Com publicações acadêmicas nas áreas de política externa brasileira, governança global e relações Brasil-Oriente Médio, Casarões foi o convidado desta edição dos Encontros Democráticos, que vem sendo realizados pelo Espaço Democrático – fundação do PSD para estudos e formação política – há dois anos. O objetivo é debater temas de interesse da sociedade, com impacto direto na atuação daqueles que estão ou pretendem entrar na vida pública. O propósito final é produzir conhecimento por meio da divulgação de boas práticas de gestão. As palestras e debates são publicadas na íntegra no site do Espaço Democrático.

 

“Haverá no futuro uma estrutura estável, talvez semelhante à que havia no período da Guerra Fria”, explicou o professor.

 

Guilherme Casarões lembrou que o tema do debate desta quinta foi tratado, por exemplo, pelo cientista político Samuel P. Huntington, que revolucionou o entendimento sobre as relações internacionais com seu best-seller “Choque de Civilizações e Reconstrução da Ordem Mundial”, lançado em 1996. “Sua tese é a de que, diante do fim da Guerra Fria, os conflitos globais deixariam de se orientar por ideologia ou economia e passariam a ocorrer ao longo de clivagens culturais e religiosas.
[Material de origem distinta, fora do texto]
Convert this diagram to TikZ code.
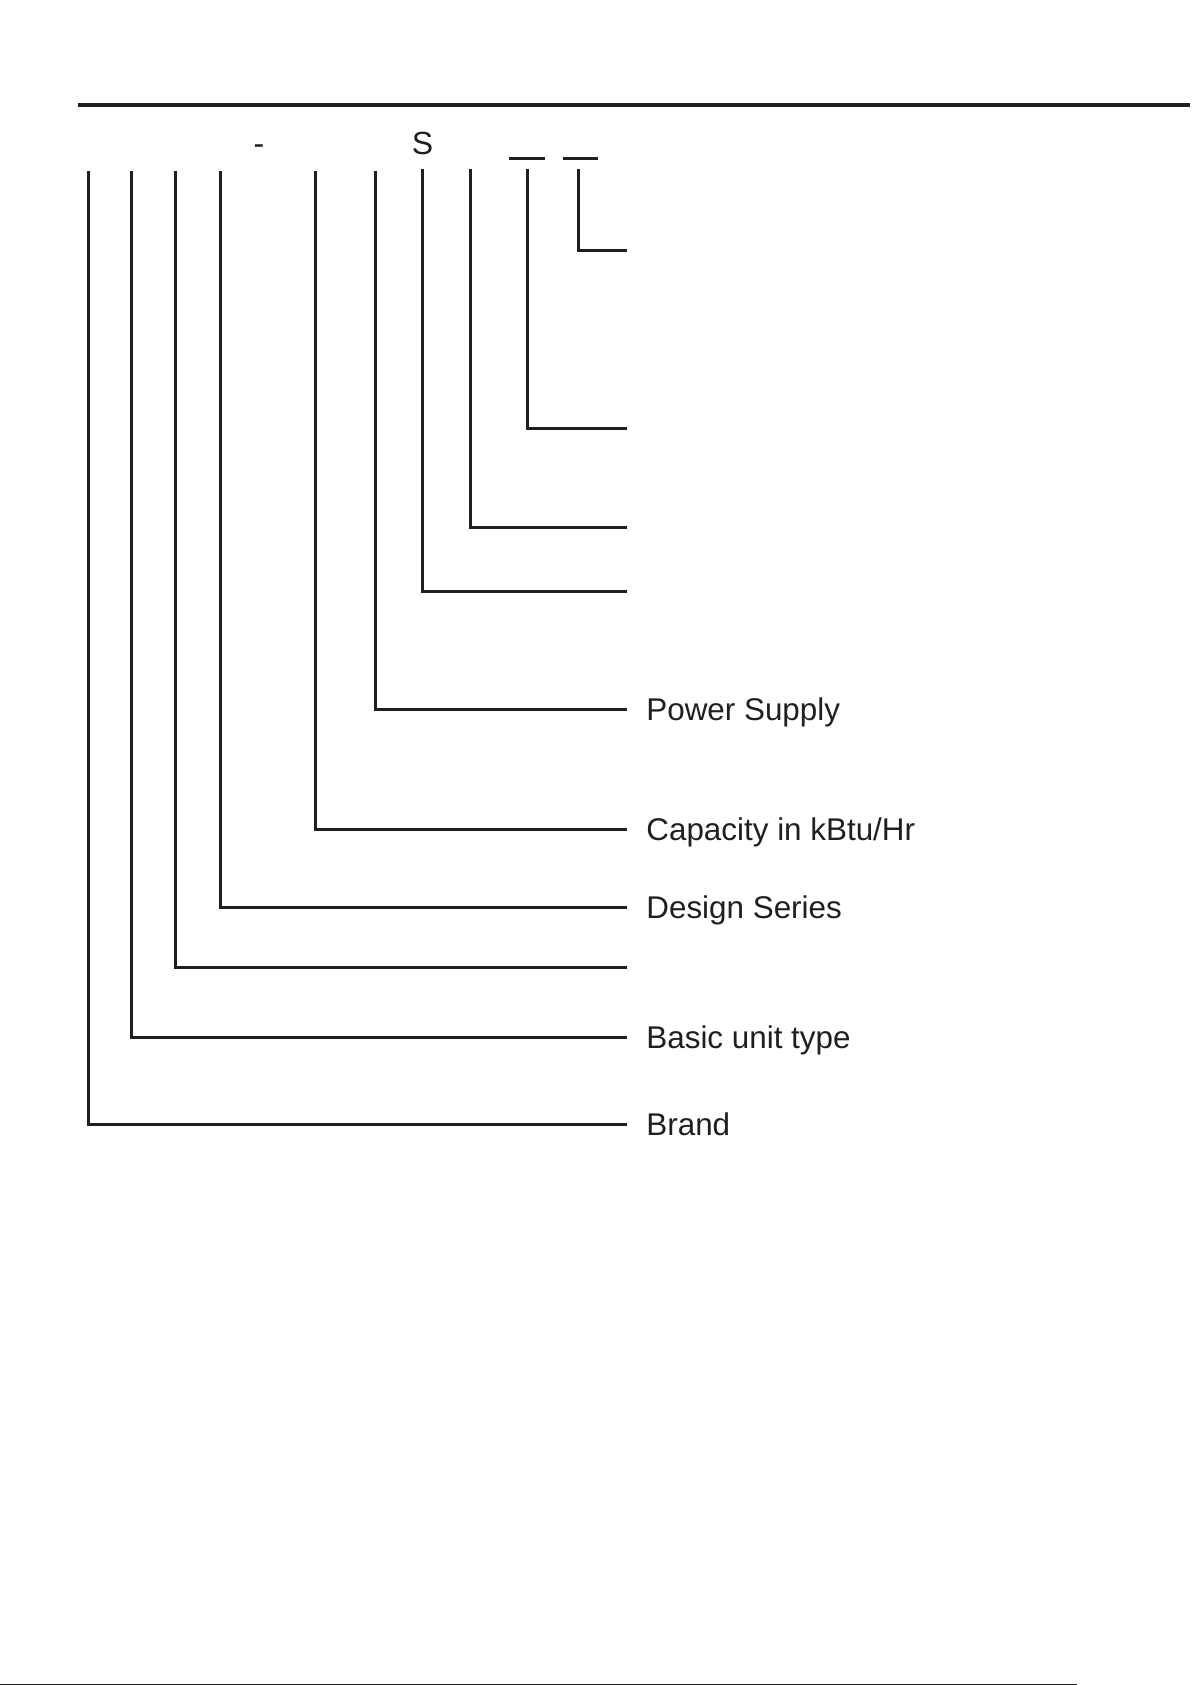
\documentclass[tikz,border=0pt]{standalone}
\usepackage{fontspec}
\setmainfont{Liberation Sans}
\begin{document}
\begin{tikzpicture}[x=0.5pt,y=-0.5pt,
  lead/.style={line width=1.5pt, line join=miter, color=black!88},
  rule/.style={line width=2pt, color=black!88},
  blank/.style={line width=1.2pt, color=black!88},
  lbl/.style={anchor=base west, inner sep=0pt, font=\fontsize{15.7pt}{18pt}\selectfont, text=black!88},
  code/.style={anchor=base, inner sep=0pt, font=\fontsize{16pt}{18pt}\selectfont, text=black!88}]
\useasboundingbox (0,0) rectangle (1192,1685);
% top rule
\coordinate (r1) at (78,105);
\coordinate (r2) at (1190,105);
\draw[rule] (r1) -- (r2);
% bottom thin rule
\coordinate (b1) at (0,1684);
\coordinate (b2) at (1077,1684);
\draw[line width=0.5pt, black!88] (b1) -- (b2);
% code characters
\node[code] (dash) at (259,155) {-};
\node[code] (s) at (422.5,155) {S};
\coordinate (u1a) at (509,158.5);
\coordinate (u1b) at (545,158.5);
\coordinate (u2a) at (563,158.5);
\coordinate (u2b) at (598,158.5);
\draw[blank] (u1a) -- (u1b);
\draw[blank] (u2a) -- (u2b);
% vertical starts
\coordinate (t1) at (88,171);
\coordinate (t2) at (131.5,171);
\coordinate (t3) at (175,171);
\coordinate (t4) at (220.5,171);
\coordinate (t5) at (315,171);
\coordinate (t6) at (375,171);
\coordinate (t7) at (422,169);
\coordinate (t8) at (470.5,169);
\coordinate (t9) at (527.5,169);
\coordinate (t10) at (578.5,169);
% line ends
\coordinate (e1) at (627,1124);
\coordinate (e2) at (627,1037);
\coordinate (e3) at (627,967.5);
\coordinate (e4) at (627,907);
\coordinate (e5) at (627,829);
\coordinate (e6) at (627,709);
\coordinate (e7) at (627,591);
\coordinate (e8) at (627,527);
\coordinate (e9) at (627,428);
\coordinate (e10) at (627,250.5);
% leaders
\foreach \i in {1,...,10} {\draw[lead] (t\i) |- (e\i);}
% labels
\node[lbl] (brand) at (646,1135.3) {Brand};
\node[lbl] (basic) at (646,1048.3) {Basic unit type};
\node[lbl] (design) at (646,918.3) {Design Series};
\node[lbl] (cap) at (646,840.3) {Capacity in kBtu/Hr};
\node[lbl] (power) at (646,720.3) {Power Supply};
\end{tikzpicture}
\end{document}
Ainda que polêmico, o argumento de Huntington orientou muitas análises e decisões nas últimas duas décadas”, afirma o palestrante.

Casarões acredita, porém, que a situação foi além do embate entre civilizações – cujos símbolos são o atentado às torres gêmeas de Nova York, em setembro de 2001, e a posterior invasão do Iraque – passando a ocorrer também no interior das próprias civilizações, sejam elas a ocidental, a muçulmana, a asiática ou outra qualquer. “A partir da crise de 2008, estamos vendo uma rachadura cada vez mais profunda entre integrantes da mesma civilização, como mostraram, por exemplo, as manifestações da Primavera Árabe e a atual onda de populismo que se observa nos Estados Unidos, na Europa e em outras regiões”, explicou.

Comparando a situação atual à que ocorreu nas décadas de 1920 e 1930, entre as duas guerras mundiais, o palestrante mostrou preocupação com o futuro. “Nas crises, as máscaras caem, levando embora as expectativas e as esperanças e induzindo as pessoas a buscar conforto psicológico no nacionalismo e até na violência”, afirmou.

Para ele, esse é o resultado de um contexto de grande transição de poder. “A impressão que se tem é a de que o mundo não tem jeito e que a maior possibilidade é a de evolução para um cenário ainda pior. Mas acredito que é uma questão de tempo, pois as transições de poder são, como o próprio nome diz, transitórias e haverá no futuro uma estrutura estável, talvez semelhante à que havia no período da Guerra Fria”, disse, lembrando também que o capitalismo pode se reinventar, rearranjando a situação entre perdedores e ganhadores da globalização.